PORTLAND, Ore. - No one paid much notice to the Latin inscription above the door at the high-school batting cage where the wondergirls of Warner Robins American Little League have been honing their pregame swings for the past week.
"Fortune favors the bold," it reads.
Fortune also appears partial to this ball-playing bunch of Georgians.
Softball-rich Warner Robins padded its pocketbook yet again Tuesday as the defending champions from Houston County cashed in a 1-0 Series semifinal win over the Central-region club from Poland, Ohio, in a game shown on national TV.
Warner Robins meets the West squad from Burbank, Calif., Wednesday at 7 p.m. on ESPN2 for a shot at becoming the tournament's first repeat champions since 2003-2004 when a Waco, Texas, team won back-to-back crowns. The West, which beat Central 1-0 on Sunday, defeated Tigard, Ore., 10-0 in the other semifinal.
Avery Lamb earned the victory, striking out 12 and allowing just one hit in six innings. In four games at the World Series, Warner Robins has yet to give up a run and allowed just five hits.
Warner Robins manager Roger Stella said Tuesday's victory was, well, bold.
"A pretty big statement. ... I'm more proud of this than a 20-nothing win. Anybody can win a 20-nothing game. We had our backs against the wall all night," he said.
The Southeast broke on top 1-0 in the opening frame after second baseman Sierra Stella drew a leadoff walk, made her way to third on a wild pitch and a groundout, then zipped home on another errant toss from the Central hurler.
"Everybody still breathing over here?" a stadium volunteer passing through the Southeast cheering section said.

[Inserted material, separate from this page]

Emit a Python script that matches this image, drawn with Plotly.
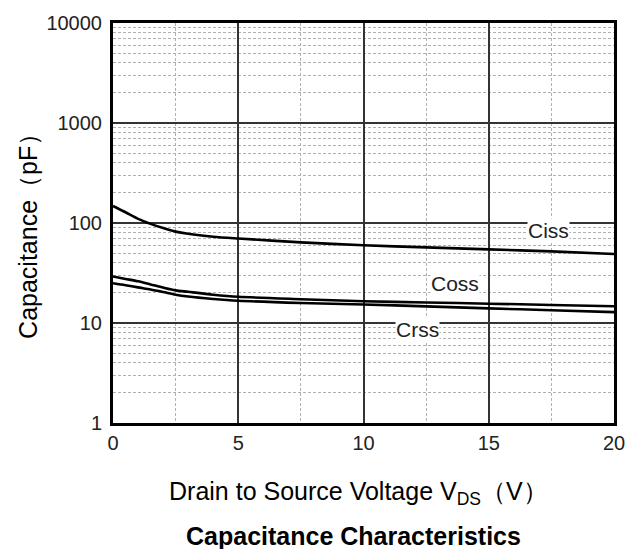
import plotly.graph_objects as go

vds = [0, 0.5, 1, 1.5, 2, 2.5, 3, 4, 5, 7.5, 10, 12.5, 15, 17.5, 20]
ciss = [148, 128, 110, 98, 89, 82, 78, 73, 70, 64, 60, 57, 54.5, 52, 49]
coss = [29.2, 27.6, 26.1, 24.3, 22.6, 21.2, 20.5, 19.2, 18.3, 17.3, 16.5, 16.05, 15.6, 15.16, 14.73]
crss = [25.0, 23.9, 22.7, 21.6, 20.4, 19.2, 18.4, 17.4, 16.7, 15.85, 15.3, 14.67, 14.0, 13.42, 12.85]

x_ticks = [0, 5, 10, 15, 20]
y_ticks = [1, 10, 100, 1000, 10000]
y_minor = [m * 10 ** k for k in range(4) for m in range(2, 10)]

labels = [("Ciss", 17.37, 1.921), ("Coss", 13.65, 1.396), ("Crss", 12.14, 0.931)]

FONT = "Liberation Sans, Arial, sans-serif"

fig = go.Figure()
for name, ys in (("Ciss", ciss), ("Coss", coss), ("Crss", crss)):
    fig.add_trace(go.Scatter(x=vds, y=ys, mode="lines", name=name,
                             line=dict(color="black", width=2.6, shape="spline", smoothing=0.8),
                             showlegend=False))

for text, lx, ly in labels:
    fig.add_annotation(x=lx, y=ly, xref="x", yref="y", text=text, showarrow=False,
                       font=dict(family=FONT, size=21, color="#222"),
                       bgcolor="white", borderpad=0, xanchor="center", yanchor="middle")

fig.add_annotation(x=0.5 - 0.009, y=-0.1757, xref="paper", yref="paper",
                   text="Drain to Source Voltage V<sub>DS</sub>（V）", showarrow=False,
                   font=dict(family=FONT, size=25, color="black"),
                   xanchor="center", yanchor="middle")
fig.add_annotation(x=0.5 - 0.019, y=-0.282, xref="paper", yref="paper",
                   text="<b>Capacitance Characteristics</b>", showarrow=False,
                   font=dict(family=FONT, size=25, color="black"),
                   xanchor="center", yanchor="middle")
fig.add_annotation(x=-0.1697, y=0.4827, xref="paper", yref="paper",
                   text="Capacitance（pF）", showarrow=False, textangle=-90,
                   font=dict(family=FONT, size=25, color="black"),
                   xanchor="center", yanchor="middle")

fig.update_layout(
    width=642, height=549,
    margin=dict(l=113, r=28, t=19, b=126),
    paper_bgcolor="white", plot_bgcolor="white",
    showlegend=False,
)
fig.update_xaxes(
    range=[0, 20], tickmode="array", tickvals=x_ticks,
    tickfont=dict(family=FONT, size=20, color="#222"),
    showgrid=True, gridcolor="#333", gridwidth=1.5,
    showline=True, linecolor="black", linewidth=3, mirror=True,
    ticks="", ticklen=0, ticklabelstandoff=0, zeroline=False,
    minor=dict(tickmode="array", tickvals=[2.5, 7.5, 12.5, 17.5], showgrid=True,
               gridcolor="#b0b0b0", griddash="3px,2px", gridwidth=1, ticks=""),
)
fig.update_yaxes(
    type="log", range=[0, 4], tickmode="array", tickvals=y_ticks,
    ticktext=[str(v) for v in y_ticks],
    tickfont=dict(family=FONT, size=20, color="#222"),
    showgrid=True, gridcolor="#333", gridwidth=1.5,
    showline=True, linecolor="black", linewidth=3, mirror=True,
    ticks="", ticklen=0, ticklabelstandoff=4, zeroline=False,
    minor=dict(tickmode="array", tickvals=y_minor, showgrid=True,
               gridcolor="#b0b0b0", griddash="3px,2px", gridwidth=1, ticks=""),
)

fig.write_html("out.html")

In the bottom of the first, southpaw ace Lamb, she of the cyclonic windmill delivery, fanned Central in order, firing up the Warner Robins partisans.
The Day-Glo-orange-wearing Georgia contingent in the stands at near-full Alpenrose Stadium - moms, dads, friends and kin - was 50 or so strong and perched above the first-base dugout, waving enough signs and sporting enough funky hairdos to stage an episode of the old "Let's Make A Deal" gameshow. One mother donned a 10-gallon hat she'd spray-painted orange.
The Warner Robins crowd's homemade placards, many of which doubled as hand fans in the dry, 88-degree heat, bore an assortment of good-luck cheers as well as messages to the folks back home.
"Wish You Were Here," said one meant for the players on last year's Robins team.
Another aimed at Georgia's starting third baseman read, "Knock It Down Taylor Brown."
But on this night it was starting pitcher Lamb setting down batter after batter, employing a crafty off-speed delivery to keep hitters off balance. She struck out seven of the first 10 she faced in the opening three innings, walking one.
But with one out in the fourth after another strikeout, Central threatened. Allyson Deemer lined a triple to the gap in right-center for the Central club's first and only hit.
Lamb, whose pitch speeds were in the mid-50s, then induced a chopper to first which Hayley Tierce charged, tagged the runner going by, and held the Central runner at third. Lamb then sat down the next batter on four pitches to end the frame and preserve the 1-0 Robins lead.
"She hit the triple, I couldn't help it," Lamb said. "I threw it a little too much over the plate and she got a hold of it. Then I realized what I did wrong."
But most of what she did was spot on as she fired her third shutout of the Series.
"Avery pitched out of her mind," manager Stella said.
Warner Robins left seven runners on base through the first five innings, and in the fifth drew a pair of walks to start the inning but left them stranded after three consecutive fly-ball outs.
After Lamb tallied her tenth strikeout to polish off the bottom of the fifth in order, Robins outfielder Ashley Killebrew set up in the front of the batter's box and belted a double that nearly one-hopped the 209 sign on the wall in left-center.
After a pair of infield pop-outs and a tapper to first, Killebrew was left standing at second.
In the home half of the sixth, after Lamb fanned her 11th batter and set to work on the top of the Central order, a Georgia fan hollered, "Bow your back, baby!"
On cue, Lamb delivered a good pitch that was grounded to short and fired to first for the second out.
Five pitches later, strikeout No. 12 sealed the win.
Half an hour after that, Lamb checked her cell phone. She had 156 text messages.
One was from her favorite player, University of Georgia pitcher Alison Owens, who said she was "so proud and excited" to be her favorite athlete.
"Go Georgia!" she wrote. "We are all cheering for y'all!"